Between those two options, there is no question which fight was more electorally advantageous for Labour. As the astute and level-headed political scientist Matt Grossmann wrote on Twitter, “With Brexit, UK conservatives have transformed the Left-Right dimension to tone down economics & focus on national identity, a long-running strategy of the right to maintain power with unpopular economic positions & rising inequality.” And what was Labour’s response? Cacophony and incoherence — because the Labour Europhiles were determined that the election should be fought on precisely the ground that was weakest for Labour: Brexit rather than the NHS.

History has ordained it: in many countries, there now is a right-wing majority for cultural nostalgia and a left-wing majority for egalitarian economics. But while the first bloc is politically united and culturally compact, the second is painfully divided between two distant and mutually distrustful social segments: one urban, young, and Sanders-Corbynite, the other older, provincial, and culturally divorced from the Left. As long as that situation continues, the Right will keep winning.

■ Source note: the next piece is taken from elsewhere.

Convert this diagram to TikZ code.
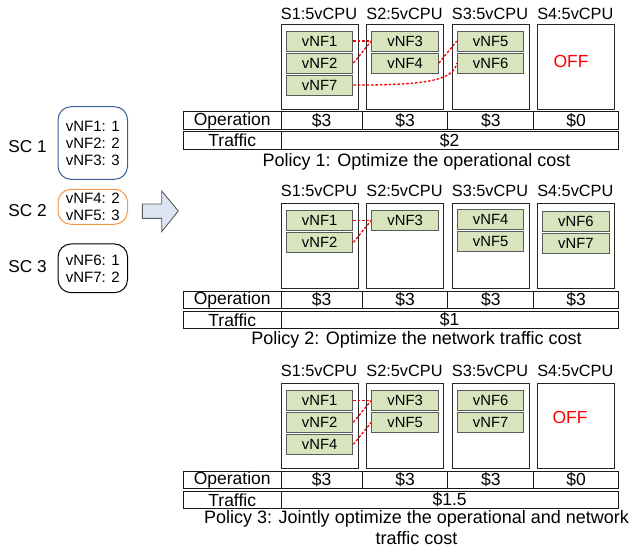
\documentclass[tikz,border=0pt]{standalone}
\usepackage{fontspec}
\setmainfont{Liberation Sans}
\usetikzlibrary{calc}
\definecolor{vnfgreen}{HTML}{D7E4BD}
\definecolor{vnfborder}{HTML}{5A5A5A}
\definecolor{scblue}{HTML}{3B5E98}
\definecolor{scorange}{HTML}{F79646}
\definecolor{arrowfill}{HTML}{DCE6F2}
\definecolor{linkred}{HTML}{FF0000}
\tikzset{
  server/.style={draw=black!85, line width=0.9pt, minimum width=77pt, minimum height=85pt, anchor=north west, inner sep=0pt},
  srvlabel/.style={font=\fontsize{16.3}{18}\selectfont, inner sep=0pt},
  vnf/.style={draw=vnfborder, fill=vnfgreen, line width=1.1pt, minimum width=66.5pt, minimum height=20pt, anchor=north west, inner sep=0pt, font=\fontsize{14.8}{16}\selectfont},
  cell/.style={draw=black!90, line width=1pt, anchor=north west, minimum height=17.7pt, inner sep=0pt, font=\fontsize{17.5}{19}\selectfont},
  policy/.style={font=\fontsize{18}{19}\selectfont, inner sep=0pt, align=center},
  offtext/.style={text=linkred, font=\fontsize{17.5}{19}\selectfont, inner sep=0pt},
  link/.style={draw=linkred, line width=1.3pt, dash pattern=on 2.6pt off 1.8pt},
  scbox/.style={rounded corners=13pt, line width=1pt, minimum width=69.5pt, inner sep=0pt, align=center, font=\fontsize{15}{17}\selectfont},
  sclabel/.style={font=\fontsize{17.2}{19}\selectfont, inner sep=0pt},
}
\newcommand{\srvrow}[3]{%
  \foreach \i/\xx in {1/280.5,2/366,3/451.5,4/536.8}{%
    \node[server] (#1-s\i) at (\xx,#2) {};
    \node[srvlabel] (#1-l\i) at (\xx+38.5,#3) {S\i:5vCPU};
  }%
}
\newcommand{\costtable}[7]{%
  \node[cell, minimum width=98pt] (#1-oph) at (182.7,#2) {Operation};
  \node[cell, minimum width=81pt] (#1-o1) at (280.7,#2) {#3};
  \node[cell, minimum width=85.6pt] (#1-o2) at (361.7,#2) {#4};
  \node[cell, minimum width=86pt] (#1-o3) at (447.3,#2) {#5};
  \node[cell, minimum width=84.4pt] (#1-o4) at (533.3,#2) {#6};
  \node[cell, minimum width=98pt] (#1-trh) at (182.7,#2+20) {Traffic};
  \node[cell, minimum width=337pt] (#1-tr) at (280.7,#2+20) {#7};
}
\begin{document}
\begin{tikzpicture}[x=1pt,y=-1pt]
\useasboundingbox (0,0) rectangle (630,550);

% ---------- left: service chains ----------
\node[sclabel] (sc1l) at (27.5,146.7) {SC 1};
\node[sclabel] (sc2l) at (27.5,211) {SC 2};
\node[sclabel] (sc3l) at (27.5,266.7) {SC 3};
\node[scbox, draw=scblue, minimum height=72.6pt] (sc1) at (92.8,143) {vNF1: 1\\vNF2: 2\\vNF3: 3};
\node[scbox, draw=scorange, minimum height=35pt] (sc2) at (92.8,206.8) {vNF4: 2\\vNF5: 3};
\node[scbox, draw=black, minimum height=48.7pt] (sc3) at (92.8,268.3) {vNF6: 1\\vNF7: 2};

% big arrow
\draw[fill=arrowfill, draw=black!65, line width=0.9pt, line join=miter]
  (142.3,204) -- (161.7,204) -- (161.7,191) -- (178.3,211) -- (161.7,231.7) -- (161.7,218.3) -- (142.3,218.3) -- cycle;

% ---------- Policy 1 ----------
\srvrow{p1}{24}{14}
\node[vnf] (p1-v1) at (285.8,30.5) {vNF1};
\node[vnf] (p1-v2) at (285.8,52.5) {vNF2};
\node[vnf] (p1-v7) at (285.8,74.5) {vNF7};
\node[vnf] (p1-v3) at (371.3,30.5) {vNF3};
\node[vnf] (p1-v4) at (371.3,52.5) {vNF4};
\node[vnf] (p1-v5) at (456.8,30.5) {vNF5};
\node[vnf] (p1-v6) at (456.8,52.5) {vNF6};
\node[offtext] (p1-off) at (571,61) {OFF};
\costtable{p1}{111.2}{\$3}{\$3}{\$3}{\$0}{\$2}
\node[policy] (p1-pol) at (416.5,161.7) {Policy 1: Optimize the operational cost};
\draw[link] (p1-v1.east) -- (p1-v3.west);
\draw[link] (p1-v2.east) -- (p1-v3.west);
\draw[link] (p1-v4.east) -- (p1-v5.west);
\draw[link] (p1-v7.east) .. controls +(70,0) and +(-3,18) .. (p1-v6.west);

% ---------- Policy 2 ----------
\srvrow{p2}{203.3}{190.7}
\node[vnf] (p2-v1) at (285.8,209.8) {vNF1};
\node[vnf] (p2-v2) at (285.8,231.8) {vNF2};
\node[vnf] (p2-v3) at (371.3,209.8) {vNF3};
\node[vnf] (p2-v4) at (456.8,209.3) {vNF4};
\node[vnf] (p2-v5) at (456.8,231.3) {vNF5};
\node[vnf] (p2-v6) at (542.1,210.7) {vNF6};
\node[vnf] (p2-v7) at (542.1,232.7) {vNF7};
\costtable{p2}{290.5}{\$3}{\$3}{\$3}{\$3}{\$1}
\node[policy] (p2-pol) at (416.5,340) {Policy 2: Optimize the network traffic cost};
\draw[link] (p2-v1.east) -- (p2-v3.west);
\draw[link] (p2-v2.east) -- (p2-v3.west);

% ---------- Policy 3 ----------
\srvrow{p3}{383.3}{370.5}
\node[vnf] (p3-v1) at (285.8,389.8) {vNF1};
\node[vnf] (p3-v2) at (285.8,411.8) {vNF2};
\node[vnf] (p3-v4) at (285.8,433.8) {vNF4};
\node[vnf] (p3-v3) at (371.3,389.8) {vNF3};
\node[vnf] (p3-v5) at (371.3,411.8) {vNF5};
\node[vnf] (p3-v6) at (456.8,389.8) {vNF6};
\node[vnf] (p3-v7) at (456.8,411.8) {vNF7};
\node[offtext] (p3-off) at (570,417.7) {OFF};
\costtable{p3}{470.5}{\$3}{\$3}{\$3}{\$0}{\$1.5}
\node[policy] (p3-pol1) at (416.5,519.3) {Policy 3: Jointly optimize the operational and network};
\node[policy] (p3-pol2) at (416.5,538.3) {traffic cost};
\draw[link] (p3-v1.east) -- (p3-v3.west);
\draw[link] (p3-v2.east) -- (p3-v3.west);
\draw[link] (p3-v4.east) -- (p3-v5.west);
\end{tikzpicture}
\end{document}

This is as painful a moment as I can remember, and I don’t want to downplay the dangers that face Britain now. The Left may be in recession for years. But I can’t help but feel that in the long run there is room for optimism. The young are massively with us, even when we lose. The Right’s hackneyed 1980s mantras are still discredited. And the political expectations of millions have swelled to a size that will be hard to whittle back down to the laughable dimensions of Blairism. History will not stop surprising us: that’s what William Morris’s narrator was thinking in A Dream of John Ball as he contemplated the hero of the great peasants’ revolt of 1381 — a rebellion against feudalism that was crushed and yet accelerated the demise of feudalism anyway, only to hasten the arrival of capitalism:

I pondered all these things, and how men fight and lose the battle, and the thing that they fought for comes about in spite of their defeat, and when it comes turns out not to be what they meant, and other men have to fight for what they meant under another name.